La classificazione è la seguente:
Ø 1 = cancerogena
per l'uomo
Ø 2A = probabilmente
cancerogena per l'uomo
Ø 2B = possibilmente
cancerogena per l'uomo
Ø 3 = non
classificabile come cancerogena per l'uomo
L’aflatossina B1 ha come classificazione 1, l’aflatossina M1 come 2B.
Dal 01/01/99 nella UE è entrato in vigore un limite di 0,05
microgrammi/kg per l'aflatossina M1 (Reg. 1525/98).
Il limite viene riportato come 50 nanogrammi/kg o ppt.

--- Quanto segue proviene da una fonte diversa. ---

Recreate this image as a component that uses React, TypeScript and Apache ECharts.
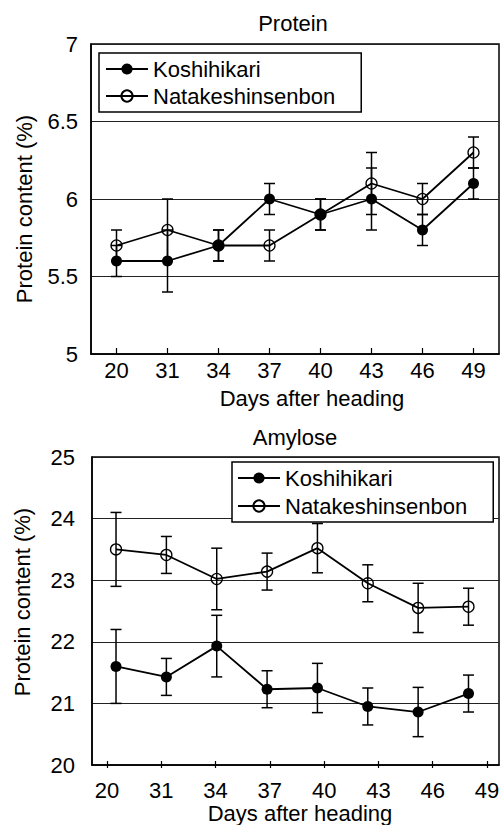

In questa trasformazione si aggiunge una cifra significativa che il
valore originale legale non prevede.
Occorre quindi fare attenzione quando si deve stabilire se una
partita di latte rispetta o meno tale limite (valori fino a 55 ng/kg
sono accettabili in quanto per arrotondamento corrispondono a 0,05
mg/kg).
Se viene prodotto latte con un livello di M1 che eccede 0,05 mg/kg, è
proibita la diluizione con altro latte.
Per limitare il livello di aflatossina M1, è stato fissato un limite
di 5 mg/kg (ppb) di aflatossina B1 per i mangimi destinati alle bovine
in lattazione, ma vi è un limite anche sulle materie prime (20 ppb).
Rispettando questo
limite non si è sicuri di rientrare nei 0,05 mg/kg di M1 nel latte.